Example prompt: "Generate a voiceover for the script using ElevenLabs, voice ID [your_id], saved as voiceover.mp3."

If you do not have an ElevenLabs key, ask Happycapy to use its built-in text-to-speech skill instead. Quality is lower but sufficient for drafts.

Step 3 — Transcription with timestamps

Ask Happycapy to transcribe the audio and split it into timed segments — typically 4 to 8 seconds each. This creates the timing map that syncs images to speech.

Example prompt: "Transcribe voiceover.mp3 with word-level timestamps, then group into 6-second segments and return a JSON array."

Step 4 — Image prompts per segment

For each segment, Happycapy writes a visual prompt that matches the narration. Specify your visual style here — 2D illustration, photorealistic, cinematic, minimal animation, etc.

Example prompt: "For each segment in the JSON, write an image generation prompt in '2D, emotional, minimal animation, soft lighting' style."

Step 5 — Generate images

Happycapy passes each prompt to Google Imagen (or another available model) and saves the results as numbered PNG files in your workspace.

For YouTube, request 16:9 aspect ratio. Specify consistent color palette or mood if brand consistency matters.

Step 6 — Assemble the video

The final prompt triggers ffmpeg inside the sandbox. Happycapy combines your audio and images according to the timestamp map, adds crossfade transitions, and outputs a finished MP4.

Example prompt: "Combine voiceover.mp3 with the numbered PNGs using the timestamp JSON. Add 0.3s crossfade transitions. Output as final_video.mp4 at 1080p."

The file is saved to your workspace. On Pro plan, send it to your inbox using Capymail.

One-prompt template (copy this)

If you want to run everything in a single long prompt without the step-by-step approach, use this template. Replace the bracketed values and paste it directly into Happycapy.

Generate a faceless YouTube video about [YOUR TOPIC]. Steps:
Write a 150-word hook script
Generate voiceover via ElevenLabs (key: [KEY], voice: [VOICE_ID]) → save as voiceover.mp3
Transcribe with timestamps, split into 6s segments → JSON
Write image prompts per segment in [YOUR STYLE] style
Generate images via Google Imagen at 16:9 → save as img_001.png etc.
Assemble with ffmpeg: audio + images + 0.3s crossfades → final_video.mp4 at 1080p
Deliver final_video.mp4 to my workspace.

For best results, run this as a single prompt on Pro plan with a fresh conversation.

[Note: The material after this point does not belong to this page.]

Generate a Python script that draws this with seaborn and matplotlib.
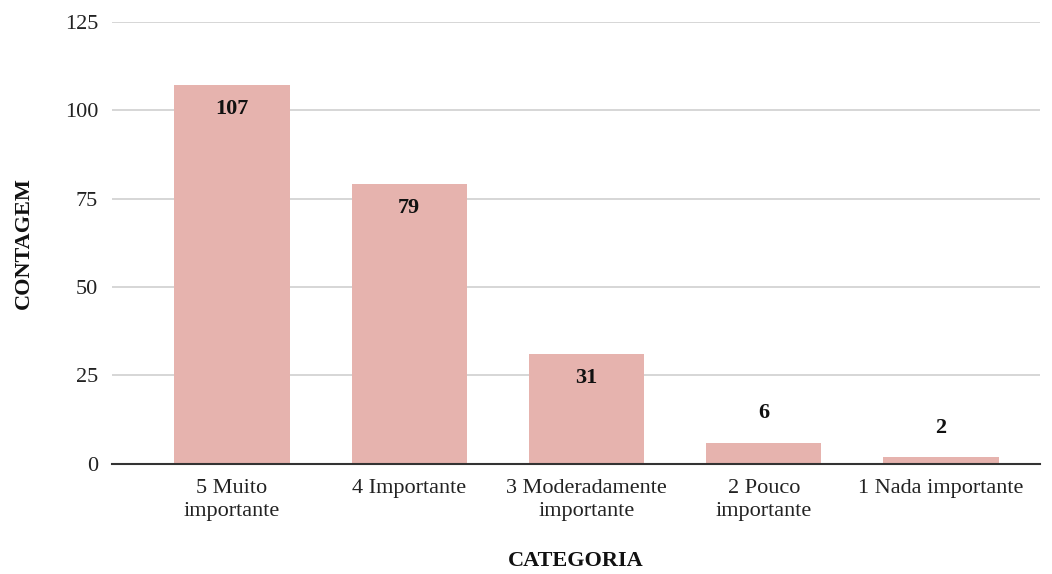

The agent will execute each step sequentially and report back when the file is ready.

Tips to improve output quality

Niche down the topic: "why gym habits fail in winter" outperforms "fitness tips" for both script quality and image consistency
Use a consistent visual style tag: add the same style descriptor across all image prompts to keep the video visually coherent
Keep scripts under 200 words: longer narration means more segments, more API calls, and more assembly time
Test with shorter videos first: run a 30-second draft before committing credits to a full 90-second production
Save your voice ID in Happycapy's memory: ask Capy to remember your ElevenLabs voice ID so you do not need to paste it each time
Use Capymail for delivery: close the tab after sending the prompt and let Capy email you the finished file instead of waiting in-browser

How this compares to dedicated video tools

Tool	Approach	Custom workflow	Price	Best for
Happycapy	Agent-driven pipeline	Full control via prompts	$17/mo Pro	Custom niches, full control
Pictory	Template-based	Limited	$19+/mo	Quick repurposing
Synthesia	Avatar presenter	Moderate	$29+/mo	Talking-head videos
InVideo AI	Text-to-video	Limited	$20+/mo	Simple explainers
Manual (Canva + CapCut)	DIY editing	High	Free–$15/mo	Full creative control

Dedicated tools like Pictory are faster for templated content but restrictive for custom workflows. Happycapy takes slightly more setup time on first run, but the workflow is completely programmable through natural language. See the complete Happycapy skills guide for the full list of capabilities you can chain together.

Try the workflow free

Start with Happycapy's free plan to test the pipeline. Pro unlocks Capymail delivery and longer run times for full-length videos.

Start Free on Happycapy →

Frequently asked questions

Can Happycapy make YouTube videos automatically?

Yes. Happycapy runs the full pipeline — script, voiceover, images, final video assembly — inside one conversation. The agent handles each tool call sequentially without you switching between apps.

Do I need to pay for ElevenLabs to use this workflow?

ElevenLabs is optional. Happycapy has a built-in text-to-speech option for drafts. For production videos, the ElevenLabs free tier (10,000 characters/month) is enough for testing before upgrading.

How long does it take to generate one video?

A 60–90 second faceless video takes roughly 10–20 minutes of agent run time. You do not need to watch — start the task, close the tab, and get the file delivered via Capymail when it is ready.

What video format does Happycapy export?

The default output is MP4 (H.264) at 1080p — the standard format for YouTube uploads. You can request different codecs, resolutions, or aspect ratios (e.g., 9:16 for YouTube Shorts) by specifying them in your prompt.

Is AI-generated faceless content allowed on YouTube?

Yes, with caveats. YouTube allows AI-generated content as long as it is original and does not violate content policies (no misleading news, impersonation, or scraped content). You must disclose AI involvement for realistic-looking altered content per YouTube's altered content policy.